Today has mostly been a drawn-out argument with the paper cut on the tip of my right thumb. It’s deep and painful and I’m sick of it holding my thumb hostage. I miss being able to use my thumb.
I also have three other paper cuts across my two hands because I spent a long time on Sunday opening mail that I had let pile up. All of it was unnecessary (hey everyone, if you send me an electronic bill, you don’t also have to send me a mail bill), and when I say it was piling up, I do not exaggerate. I opened a lot of it so that I could shred it, which was the responsible thing to do, but now I feel like I’m being punished??

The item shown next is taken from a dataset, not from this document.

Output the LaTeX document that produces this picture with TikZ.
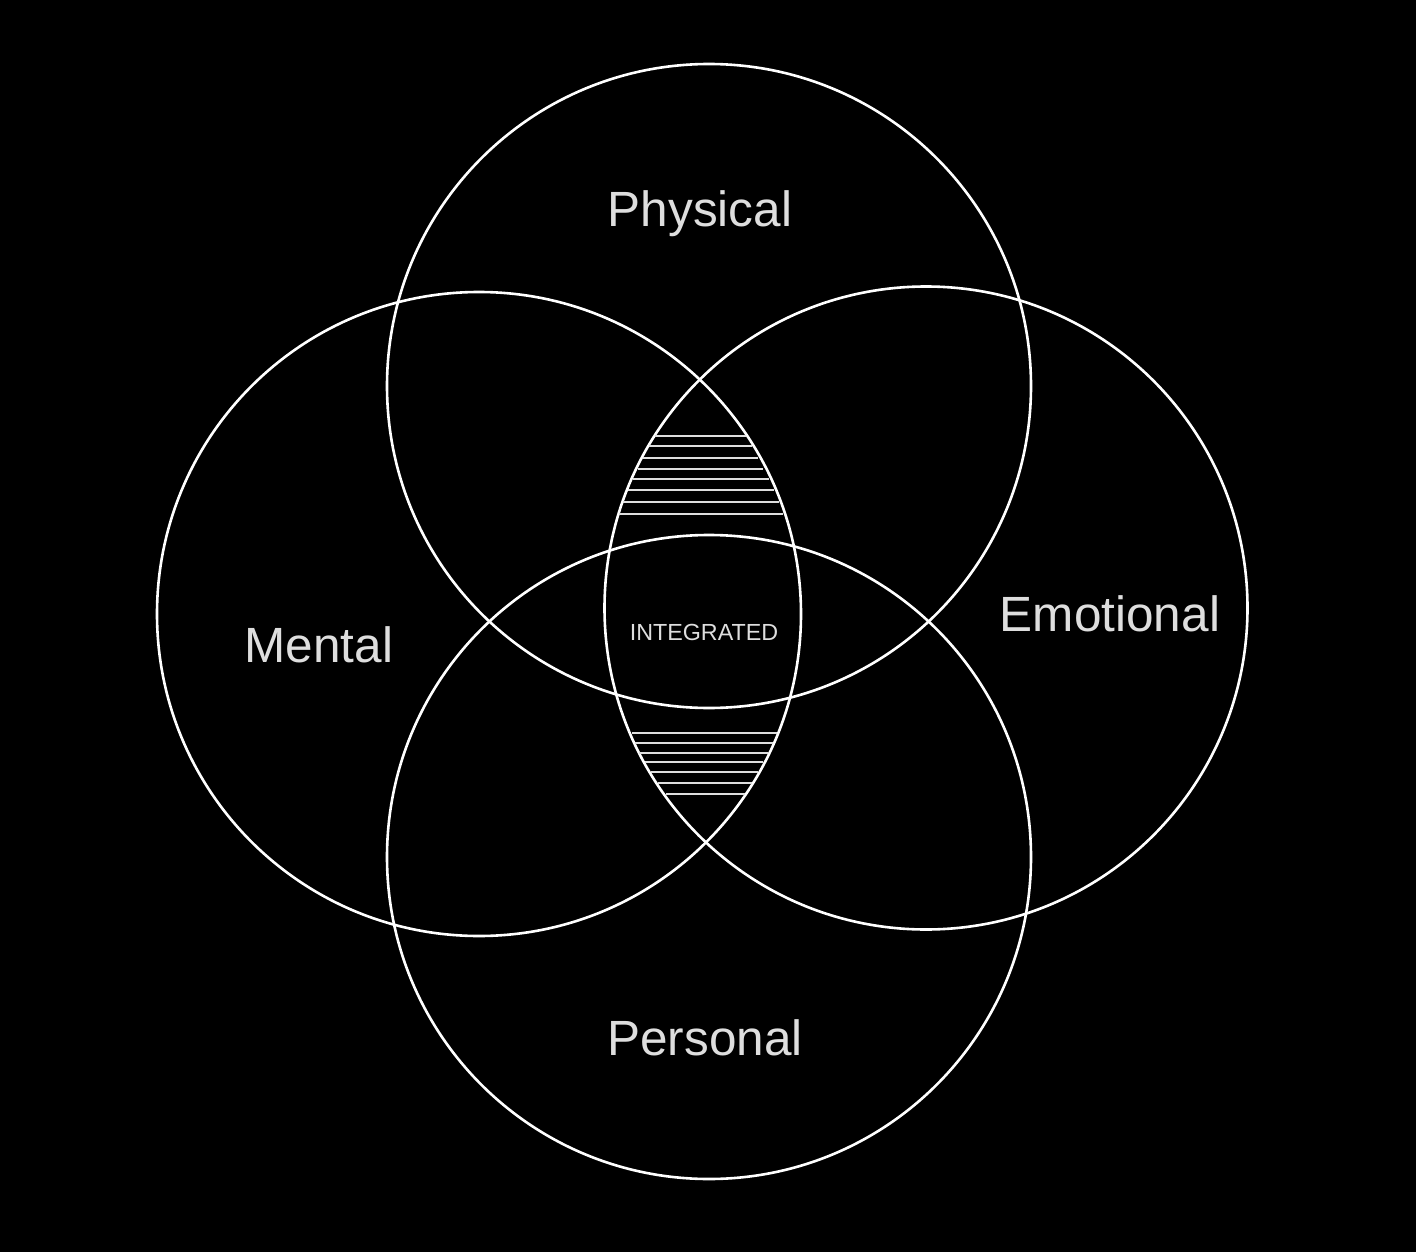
\documentclass[tikz,border=0pt]{standalone}
\usepackage{fontspec}
\setmainfont{Liberation Sans}
\definecolor{txt}{RGB}{222,222,222}
\begin{document}
\begin{tikzpicture}[x=1pt,y=-1pt,
  ring/.style={draw=white,line width=2.6pt},
  hatch/.style={draw=txt,line width=1.6pt},
  big/.style={text=txt,font=\fontsize{49.5}{55}\selectfont,inner sep=0pt},
  small/.style={text=txt,font=\fontsize{23.3}{26}\selectfont,inner sep=0pt}]
\fill[black] (0,0) rectangle (1416,1252);
\useasboundingbox (0,0) rectangle (1416,1252);
\node[ring,circle,minimum size=644pt] (phys) at (709,386) {};
\node[ring,circle,minimum size=644pt] (ment) at (479,614) {};
\node[ring,circle,minimum size=643pt] (emot) at (926,608) {};
\node[ring,circle,minimum size=644pt] (pers) at (709,857) {};
% upper hatching
\foreach \y/\a/\b in {436/655/746, 446/649/752, 458/643/758, 469/638/763, 479/633/769, 490/628/774, 502/623/779, 514/619/783}{
  \draw[hatch] (\a,\y) -- (\b,\y);
}
% lower hatching
\foreach \y/\a/\b in {733/632/777, 743/635/773, 753/639/768, 762/645/763, 772/651/758, 783/658/752, 794/666/745}{
  \draw[hatch] (\a,\y) -- (\b,\y);
}
\node[big] (lphys) at (700,214) {Physical};
\node[big] (lemot) at (1110,614) {Emotional};
\node[big] (lment) at (319,645) {Mental};
\node[big] (lpers) at (705,1038) {Personal};
\node[small] (lint) at (704,632) {INTEGRATED};
\end{tikzpicture}
\end{document}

I don’t know how anybody is keeping track of how many days we’ve been in quarantine. The days fuzz together, peppered with snoozed alarms, conversations with my cat, neglected emails, walks sometimes, glasses of wine, and the occasional mascara for trips to the grocery store. My quarantine began with ambition and I even worked out at home a few times. I’m no longer working out at home. Everyone’s social media posts made me feel guilty about that for a minute, but I have since stopped giving a shit. Morale is at an all-time low and that’s just the way it’s going to be right now.
Eli and I signed a lease for an apartment in Portland. It begins on April 30. That’s in 9 days. (I’m not moving until May sometime.) I’m so excited I could puke. I’ll break this down in a digestible form for you: we met in 2017 in Costa Rica; we became good friends pretty quick; we became more than good friends at some point after that; he moved home; we broke up; I moved home; we were 2300+ miles apart and broken up and talking frequently; we got back together last May; we’ve been doing distance and traveling back and forth to see each other since then; we’re moving in together in May. Whew! Nothing about the progression of our relationship has been “normal” thus far, and I wouldn’t change a damn thing. But boy oh boy am I ready for Facetime boyfriend to become IRL boyfriend.
I’m heartbroken to leave the people here who’ve been my constants. I cried a little bit about it yesterday. I love them. Still working on feeling pure happiness and sadness at the same time. They will still be my constants, and I, them. My ppl ❤
I started selling some of my furniture on Facebook this week. Can someone explain why getting ghosted by a total stranger who was interested in buying your coffee table stings so much?
I hope Donald Trump gets a paper cut tomorrow.